The Senate has the votes to pass a healthcare reform bill including a public option, a key Senate chairman said Tuesday.

Sen. Tom Harkin (D-Iowa), the chairman of the Health, Education, Labor and Pensions (HELP) Committee, said that the Senate "comfortably" has a majority of votes to pass the public plan, and that he believes Democrats can muster 60 votes to break a filibuster.

"I have polled senators, and the vast majority of Democrats — maybe approaching 50 — support a public option," Harkin said told the liberal "Bill Press Radio Show." "So why shouldn't we have a public option? We have the votes.

"I believe we'll have the 60 votes, now that we have the new senator from Massachusetts, to at least get it on the Senate floor," Harkin later added. "But once we cross that hurdle, we only need 51 votes for the public option.
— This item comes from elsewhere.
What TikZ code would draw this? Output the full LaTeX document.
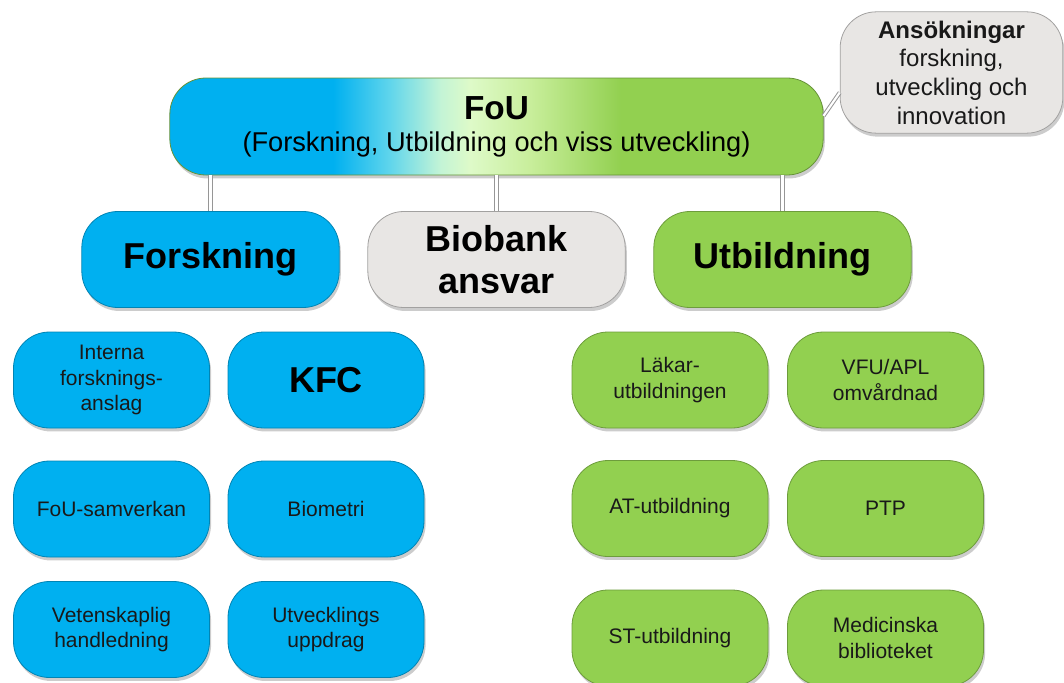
\documentclass[tikz,border=0pt]{standalone}
\usepackage{fontspec}
\setmainfont{Liberation Sans}
\usepackage{tikz}
\usetikzlibrary{shadows}
\definecolor{fblue}{RGB}{0,176,240}
\definecolor{fcyan}{RGB}{95,213,236}
\definecolor{fmint}{RGB}{195,244,214}
\definecolor{fpale}{RGB}{222,250,200}
\definecolor{flime}{RGB}{200,238,155}
\definecolor{fgreen}{RGB}{146,208,80}
\definecolor{fgray}{RGB}{232,230,228}
\definecolor{linkgray}{RGB}{150,150,150}
\pgfdeclarehorizontalshading{fouband}{100bp}{color(0bp)=(fblue); color(37.5bp)=(fblue); color(41.8bp)=(fcyan); color(45.7bp)=(fmint); color(48bp)=(fpale); color(52.6bp)=(flime); color(59.5bp)=(fgreen); color(100bp)=(fgreen)}
\tikzset{
  box/.style={rounded corners=27pt,align=center,inner sep=2pt,line width=0.6pt,
    drop shadow={shadow xshift=1.2pt,shadow yshift=-2.6pt,opacity=0.4}},
  top node/.style={box,minimum width=490pt,minimum height=72.75pt,draw=fgreen!70!black,
    font=\fontsize{20.4}{24}\selectfont},
  main node/.style={box,minimum width=193pt,minimum height=72pt,font=\fontsize{27}{31.5}\selectfont\bfseries},
  small node/.style={box,minimum width=147pt,minimum height=72pt,text=black!90,font=\fontsize{15.75}{19}\selectfont},
  side node/.style={box,minimum width=167pt,minimum height=91pt,text=black!90,font=\fontsize{18}{21.5}\selectfont},
  forsk/.style={fill=fblue,draw=fblue!75!black},
  utb/.style={fill=fgreen,draw=fgreen!75!black},
  bio/.style={fill=fgray,draw=fgray!70!black},
  link/.style={draw=linkgray,double=white,double distance=1.6pt,line width=0.75pt}
}
\begin{document}
\begin{tikzpicture}[x=0.75pt,y=-0.75pt,
        level 1/.style={sibling distance=214.5pt, level distance=99.75pt},
        edge from parent/.style={link},
        edge from parent path={(\tikzchildnode.north |- \tikzparentnode.south) -- (\tikzchildnode.north)}
      ]
  \useasboundingbox (0,0) rectangle (1064,682);
  \node [top node,shading=fouband] (1) at (496.5,126.5)
        {{\fontsize{25}{30}\selectfont\bfseries FoU}\\(Forskning, Utbildning och viss utveckling)}
    child {node [main node,forsk] (2) {Forskning}}
    child {node [main node,bio] (3) {Biobank\\ansvar}}
    child {node [main node,utb] (4) {Utbildning}};
  \node [side node,bio] (5) at (951.5,72.5) {\textbf{Ansökningar}\\forskning,\\utveckling och\\innovation};
  \draw [link] ([yshift=8pt]1.east) -- ([yshift=-15pt]5.west);

  \node [small node,forsk] (6) at (111.5,380) {Interna\\forsknings-\\anslag};
  \node [small node,forsk,text=black,font=\fontsize{27}{31.5}\selectfont\bfseries] (7) at (326,380) {KFC};
  \node [small node,forsk] (8) at (111.5,509) {FoU-samverkan};
  \node [small node,forsk] (9) at (326,509) {Biometri};
  \node [small node,forsk] (10) at (111.5,629.5) {Vetenskaplig\\handledning};
  \node [small node,forsk] (11) at (326,629.5) {Utvecklings\\uppdrag};

  \node [small node,utb] (12) at (670,380) {Läkar-\\utbildningen};
  \node [small node,utb] (13) at (885.5,380) {VFU/APL\\omvårdnad};
  \node [small node,utb] (14) at (670,508.5) {AT-utbildning};
  \node [small node,utb] (15) at (885.5,508.5) {PTP};
  \node [small node,utb] (16) at (670,638) {ST-utbildning};
  \node [small node,utb] (17) at (885.5,638) {Medicinska\\biblioteket};
\end{tikzpicture}
\end{document}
And I believe there are, comfortably, 51 votes for a public option."

The Iowa lawmaker's statements mark a bold claim that Democrats have the votes to pass a health bill in the Senate including the prized public (or "government-run") plan after signs for weeks now that centrist Democrats and virtually all Republicans would not support a bill including the provision.

Citing the three House committees' and his own Senate committee's bills including the public plan, Harkin asserted that Senate Majority Leader Harry Reid (D-Nev.) should include the public plan when merging the HELP bill and the Senate Finance Committee's proposal — which doesn't include the public option — for debate on the floor.
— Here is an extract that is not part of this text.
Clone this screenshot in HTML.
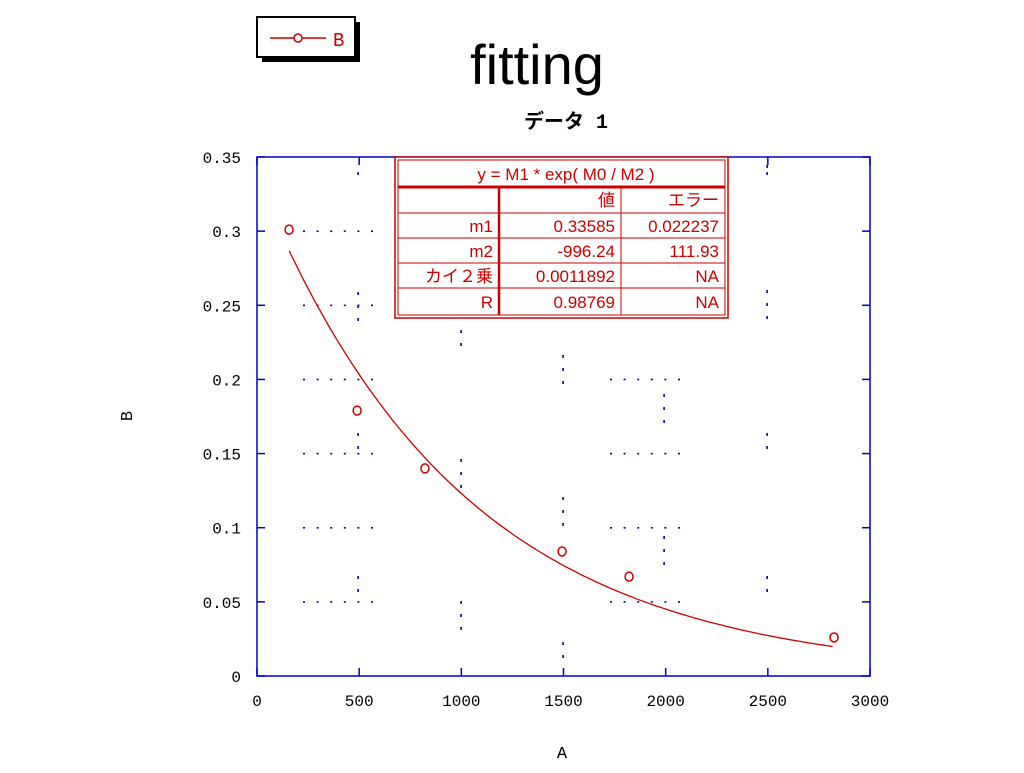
<!DOCTYPE html>
<html><head><meta charset="utf-8"><style>
body{margin:0;background:#fff;width:1024px;height:768px;overflow:hidden}
text{font-family:"Liberation Sans","Noto Sans CJK JP",sans-serif}
.m{font-family:"Liberation Mono","Noto Sans CJK JP",monospace}
</style></head><body>
<svg width="1024" height="768">
<g>
<rect x="262" y="22" width="98" height="40" fill="#000"/>
<rect x="257" y="17" width="98" height="40" fill="#fff" stroke="#000" stroke-width="2"/>
<line x1="270" y1="38" x2="326" y2="38" stroke="#c00" stroke-width="1.5"/>
<circle cx="298" cy="38" r="4" fill="#fff" stroke="#c00" stroke-width="1.5"/>
<text x="333" y="46" font-size="19" fill="#c00" class="m">B</text>
</g>
<text x="537" y="84" font-size="56" text-anchor="middle">fitting</text>
<text x="566" y="128" font-size="20" font-weight="bold" text-anchor="middle" class="m">データ 1</text>
<g id="grid"></g>
<rect x="257" y="157" width="613" height="519" fill="none" stroke="#00c" stroke-width="1.5"/>
<g id="axes"></g>
<polyline id="fit" fill="none" stroke="#c00" stroke-width="1.3"/>
<g id="pts"></g>
<text x="562" y="758" font-size="17" text-anchor="middle" class="m">A</text>
<text x="132" y="416" font-size="17" text-anchor="middle" class="m" transform="rotate(-90 132 416)">B</text>
<g fill="#c00" font-size="17" class="m">
<rect x="395" y="157" width="333" height="161" fill="#fff" stroke="#c00" stroke-width="1.5"/>
<rect x="398" y="160" width="327" height="155" fill="none" stroke="#c00" stroke-width="1"/>
<line x1="398" y1="187" x2="725" y2="187" stroke="#c00" stroke-width="3"/>
<line x1="398" y1="213" x2="725" y2="213" stroke="#c00" stroke-width="1"/>
<line x1="398" y1="238" x2="725" y2="238" stroke="#c00" stroke-width="1"/>
<line x1="398" y1="263" x2="725" y2="263" stroke="#c00" stroke-width="1"/>
<line x1="398" y1="288" x2="725" y2="288" stroke="#c00" stroke-width="1"/>
<line x1="499" y1="187" x2="499" y2="315" stroke="#c00" stroke-width="2.5"/>
<line x1="621" y1="187" x2="621" y2="315" stroke="#c00" stroke-width="1"/>
<text x="566" y="180" text-anchor="middle">y = M1 * exp( M0 / M2 )</text>
<g text-anchor="end">
<text x="615" y="206">値</text><text x="719" y="206">エラー</text>
<text x="493" y="232">m1</text><text x="615" y="232">0.33585</text><text x="719" y="232">0.022237</text>
<text x="493" y="257">m2</text><text x="615" y="257">-996.24</text><text x="719" y="257">111.93</text>
<text x="493" y="282">カイ２乗</text><text x="615" y="282">0.0011892</text><text x="719" y="282">NA</text>
<text x="493" y="308">R</text><text x="615" y="308">0.98769</text><text x="719" y="308">NA</text>
</g></g>
</svg>
<script>
const xTicks=[0,500,1000,1500,2000,2500,3000];
const yTicks=[0,0.05,0.1,0.15,0.2,0.25,0.3,0.35];
const yTickLabels=["0","0.05","0.1","0.15","0.2","0.25","0.3","0.35"];
const ptsA=[157,490,822,1493,1821,2824];
const ptsB=[0.301,0.179,0.140,0.084,0.067,0.026];
const fitM1=0.33585, fitM2=-996.24;
const fitRange=[157,2824];
const NS="http://www.w3.org/2000/svg";
const X=v=>257+v/3000*613, Y=v=>676-v/0.35*519;
function mk(t,a,p){const e=document.createElementNS(NS,t);for(const k in a)e.setAttribute(k,a[k]);p.appendChild(e);return e;}
const ax=document.getElementById('axes');
xTicks.forEach(v=>{const x=X(v);
 const l=mk('line',{x1:x,y1:676,x2:x,y2:668,stroke:'#00c','stroke-width':1.5},ax);
 mk('line',{x1:x,y1:157,x2:x,y2:165,stroke:'#00c','stroke-width':1.5},ax);
 const t=mk('text',{x:x,y:706,'font-size':16,'text-anchor':'middle',class:'m'},ax);t.textContent=v;});
yTicks.forEach((v,i)=>{const y=Y(v);
 const l=mk('line',{x1:257,y1:y,x2:265,y2:y,stroke:'#00c','stroke-width':1.5},ax);
 mk('line',{x1:862,y1:y,x2:870,y2:y,stroke:'#00c','stroke-width':1.5},ax);
 const t=mk('text',{x:241,y:y+6,'font-size':16,'text-anchor':'end',class:'m'},ax);t.textContent=yTickLabels[i];});
const g=document.getElementById('grid');
function hd(x0,x1,y){for(let x=x0;x<=x1;x+=13.6)mk('rect',{x:x,y:y-0.7,width:2,height:1.6,fill:'#00a'},g);}
function vd(x,ys){ys.forEach(y=>mk('rect',{x:x-0.7,y:y,width:1.6,height:3,fill:'#00a'},g));}
[0.3,0.25,0.2,0.15,0.1,0.05].forEach(v=>hd(303,375,Y(v)));
[0.2,0.15,0.1,0.05].forEach(v=>hd(610,680,Y(v)));
vd(358,[172,292,305,318,433,446,576,589]);
vd(461,[330,343,459,472,485,601,614,627]);
vd(563,[355,368,381,497,510,523,642,655]);
vd(664,[394,407,420,536,549,562]);
vd(767,[165,172,290,303,316,433,446,576,589]);
const pts=[];for(let a=fitRange[0];a<=fitRange[1];a+=20)pts.push(X(a).toFixed(1)+','+Y(fitM1*Math.exp(a/fitM2)).toFixed(1));
document.getElementById('fit').setAttribute('points',pts.join(' '));
const pg=document.getElementById('pts');
ptsA.forEach((a,i)=>{const c=mk('ellipse',{cx:X(a),cy:Y(ptsB[i]),rx:4,ry:4.5,fill:'none',stroke:'#c00','stroke-width':1.5},pg);
 
 });
</script>
</body></html>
"I would hope — assume — that in the bill we send to the floor, it will have a public option," Harkin said. "Then let the minority offer amendments to take it out, and we'll see where the votes are."

"Bring it out there, let's vote on it," he added.

That maneuver could become moot, however, if the Finance Committee passes an amendment from Sen. Jay Rockefeller (D-W.Va.) to Chairman Max Baucus's (D-Mont.) bill that would include the public plan.